It’s moving day for many Lake County students. The new $13 million, state-of-the-art, Eustis Heights Elementary will open Monday.

As it stands, Eustis Heights Elementary is a series of small aging buildings, most built in the 1950s. Inside the F-rated school, the technology in classrooms include 19-inch square TVs and VCRs.

Eustis Heights Elementary assistant principal Chad Frazier showed off the touchscreen technology the school is getting before anyone else in the state.

“These 65-inch flat screen TVs are able for six kids to come and touch them at the same time and still have the same functionality,” he said.

Opening at the end of the school year means 21 classrooms are having to make trip after trip across campus to help teachers move their supplies.
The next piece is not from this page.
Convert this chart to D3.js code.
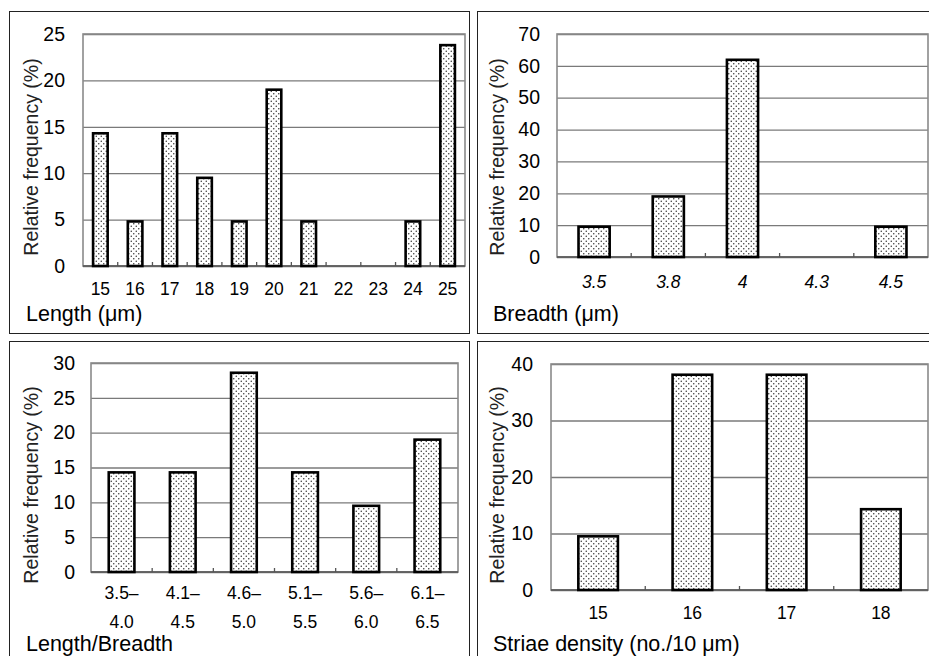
<!DOCTYPE html>
<html>
<head>
<meta charset="utf-8">
<script src="https://cdn.jsdelivr.net/npm/d3@7"></script>
<style>
  body { margin: 0; background: #fff; }
  svg { display: block; font-family: "Liberation Sans", Arial, sans-serif; }
  .grid line { stroke: #7a7a7a; stroke-width: 1.3; }
  .grid text { fill: #000; font-size: 19.5px; }
</style>
</head>
<body>
<svg id="chart" width="929" height="656"></svg>
<script>
// data (relative frequency, %)
var lengthCats = ["15","16","17","18","19","20","21","22","23","24","25"];
var lengthVals = [14.3, 4.8, 14.3, 9.5, 4.8, 19.0, 4.8, 0, 0, 4.8, 23.8];

var breadthCats = ["3.5","3.8","4","4.3","4.5"];
var breadthVals = [9.5, 19.0, 61.9, 0, 9.5];

var ratioCats = [["3.5–","4.0"],["4.1–","4.5"],["4.6–","5.0"],["5.1–","5.5"],["5.6–","6.0"],["6.1–","6.5"]];
var ratioVals = [14.3, 14.3, 28.6, 14.3, 9.5, 19.0];

var striaeCats = ["15","16","17","18"];
var striaeVals = [9.5, 38.1, 38.1, 14.3];

var lengthTicks = [0,5,10,15,20,25];
var breadthTicks = [0,10,20,30,40,50,60,70];
var ratioTicks = [0,5,10,15,20,25,30];
var striaeTicks = [0,10,20,30,40];

var svg = d3.select("#chart");

// dotted fill like the old spreadsheet pattern
var defs = svg.append("defs");
var pat = defs.append("pattern").attr("id", "dots")
  .attr("patternUnits", "userSpaceOnUse").attr("width", 5).attr("height", 5);
pat.append("rect").attr("width", 5).attr("height", 5).attr("fill", "#fff");
pat.append("circle").attr("cx", 1.25).attr("cy", 1.25).attr("r", 0.75).attr("fill", "#333");
pat.append("circle").attr("cx", 3.75).attr("cy", 3.75).attr("r", 0.75).attr("fill", "#333");

function panel(p) {
  var g = svg.append("g");

  // outer frame
  g.append("rect")
    .attr("x", p.box[0] + 0.5).attr("y", p.box[1] + 0.5)
    .attr("width", p.box[2] - p.box[0]).attr("height", p.box[3] - p.box[1])
    .attr("fill", "none").attr("stroke", "#222").attr("stroke-width", 1);

  var l = p.plot[0], t = p.plot[1], r = p.plot[2], b = p.plot[3];
  var y = d3.scaleLinear().domain([0, p.ymax]).range([b, t]);
  var cell = d3.scaleBand().domain(d3.range(p.cats.length)).range([l, r]);

  var grid = g.append("g").attr("class", "grid")
    .attr("transform", "translate(" + l + ",0)")
    .call(d3.axisLeft(y).tickValues(p.ticks).tickSize(-(r - l)).tickPadding(p.pad).tickFormat(d3.format("d")));
  grid.select(".domain").remove();

  // plot border
  g.append("rect")
    .attr("x", l).attr("y", t).attr("width", r - l).attr("height", b - t)
    .attr("fill", "none").attr("stroke", "#8a8a8a").attr("stroke-width", 1.6);

  // x axis line + inward ticks at cell boundaries
  g.append("line").attr("x1", l).attr("x2", r).attr("y1", b).attr("y2", b)
    .attr("stroke", "#555").attr("stroke-width", 1.6);
  g.selectAll(".xt").data(d3.range(1, p.cats.length)).enter().append("line")
    .attr("x1", function(i) { return l + i * cell.step(); })
    .attr("x2", function(i) { return l + i * cell.step(); })
    .attr("y1", b).attr("y2", b - 4)
    .attr("stroke", "#555").attr("stroke-width", 1.3);

  var bw = cell.bandwidth() * 0.42;
  g.selectAll(".bar").data(p.vals).enter().append("rect")
    .attr("x", function(d, i) { return cell(i) + (cell.bandwidth() - bw) / 2; })
    .attr("y", function(d) { return y(d); })
    .attr("width", bw)
    .attr("height", function(d) { return b - y(d); })
    .attr("fill", "url(#dots)")
    .attr("stroke", function(d) { return d > 0 ? "#000" : "none"; })
    .attr("stroke-width", 2.6);

  // category labels
  p.cats.forEach(function(c, i) {
    var lines = Array.isArray(c) ? c : [c];
    lines.forEach(function(s, k) {
      g.append("text")
        .attr("x", cell(i) + cell.bandwidth() / 2)
        .attr("y", p.xlab[k])
        .attr("dy", "0.35em")
        .attr("text-anchor", "middle")
        .attr("font-size", 17.5)
        .attr("font-style", p.italic ? "italic" : "normal")
        .attr("fill", "#000")
        .text(s);
    });
  });

  g.append("text")
    .attr("x", p.title[0]).attr("y", p.title[1]).attr("dy", "0.35em")
    .attr("font-size", 21.5).attr("fill", "#000")
    .text(p.name);

  g.append("text")
    .attr("transform", "translate(" + p.ytitle[0] + "," + p.ytitle[1] + ") rotate(-90)")
    .attr("dy", "0.35em").attr("text-anchor", "middle")
    .attr("font-size", 19.5).attr("fill", "#222")
    .text("Relative frequency (%)");
}

panel({ box: [9, 11, 469, 333], plot: [83, 34, 465, 266], pad: 18,
  cats: lengthCats, vals: lengthVals, ticks: lengthTicks, ymax: 25,
  xlab: [289], title: [26, 313], ytitle: [31, 157], name: "Length (μm)" });

panel({ box: [477, 11, 935, 333], plot: [557, 34, 928, 257], pad: 17,
  cats: breadthCats, vals: breadthVals, ticks: breadthTicks, ymax: 70, italic: true,
  xlab: [282], title: [493, 313], ytitle: [497, 157], name: "Breadth (μm)" });

panel({ box: [9, 341, 469, 660], plot: [91, 363, 458, 572], pad: 16,
  cats: ratioCats, vals: ratioVals, ticks: ratioTicks, ymax: 30,
  xlab: [593, 622], title: [26, 643], ytitle: [31, 485], name: "Length/Breadth" });

panel({ box: [477, 341, 935, 660], plot: [551, 364, 928, 590], pad: 18,
  cats: striaeCats, vals: striaeVals, ticks: striaeTicks, ymax: 40,
  xlab: [613], title: [493, 643], ytitle: [497, 485], name: "Striae density (no./10 μm)" });
</script>
</body>
</html>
The new 93,000-square-foot building, complete with a new main office, media center and cafeteria, was completed by Spring Break. But the administration decided to wait until after testing was done to move in. They also wanted to move in now, so fifth graders who watched construction the past two years wouldn’t miss out.

“It’s pretty awesome,”  fifth grader Kyesha Pointer said.

"There's a lot of new stuff and kids are really going to like it," fellow fifth grader Tyler Maple said.

A lot of the training on the new technology will come over the summer, while crews demolish the adjacent buildings administrators feel had been holding students back.

“It builds morale for them," teacher Jennifer Cavallaro said. "They have all of this new stuff that they get to use and they are going to want to use it and they are going to want to learn and they are going to want to show off."

“This has been a lot of long hours we’ve put into building this building and it makes it every bit worth it every time we see the kids come through and see the smiles on their faces,” Frazier said.

The school’s newest buildings, which were built in 2002, will remain and be used for Kindergarten through second grade.